Enel X is a world leader in the Demand Response market, after having brought the US company EnerNOC under the Enel X umbrella. We are currently active in 12 countries with more than 30 grid and utility operators that can sign DR contracts with national grid operators like Terna in Italy, National Grid in the UK, Eirgrid in Ireland, PJM or CAISO in the USA, KPE in South Korea and AEMO in Australia.
Outside Europe, Enel X North America is currently operating in the US and Canada through 28 public utility services and operators providing Capacity, Economic, Ancillary, Frequency, and Peak Demand Management services. In Latin America, Enel X is currently managing a Peak Demand Management programme in Chile, but is already exploring new market opportunities for the year 2019 that will involve other South American countries. In the Asia-Pacific region Enel X is managing DR programmes in Japan, South Korea, Australia, and New Zealand. We are operating in the ancillary market in the Japanese archipelago, and in South Korea we are active in the capacity and financial markets. Enel X has developed a wide range of programmes in Australia and New Zealand covering capacity, auxiliary services, and peak demand management, and is also participating in the frequency market in both countries, making an important contribution to grid stability.

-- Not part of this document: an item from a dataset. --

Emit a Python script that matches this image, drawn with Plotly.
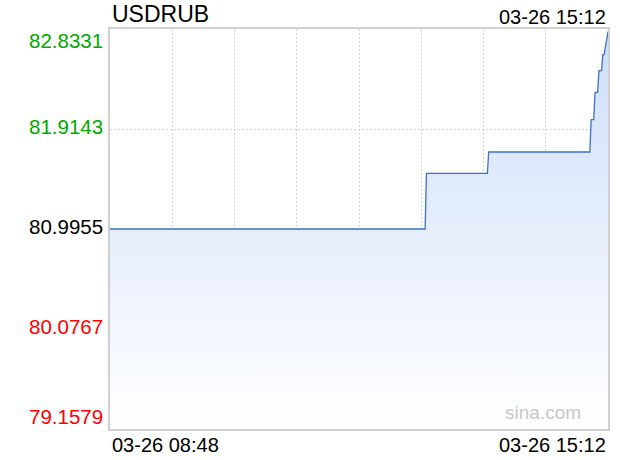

A concrete example of how the Enel X Demand Response programme can have an impact on optimising a company’s energy management is the case of Kimberly-Clark. The leading global paper product manufacturer partnered with Enel X to maximize payments through the Demand Response programme administered by Ontario’s grid operator. As a result of our partnership, Enel X identified new opportunities to reduce energy consumption without disrupting operations at its plant in Huntsville, Canada, which increased the capacity delivered to the program from 500 kW to 5.3 MW. Since 2011, this energy reduction plan has delivered more than $2.3M in DR payments for the facility.
Enel X is constantly monitoring existing and emerging energy markets to identify new opportunities where Demand Response can help manage the impact of rising demand for electricity.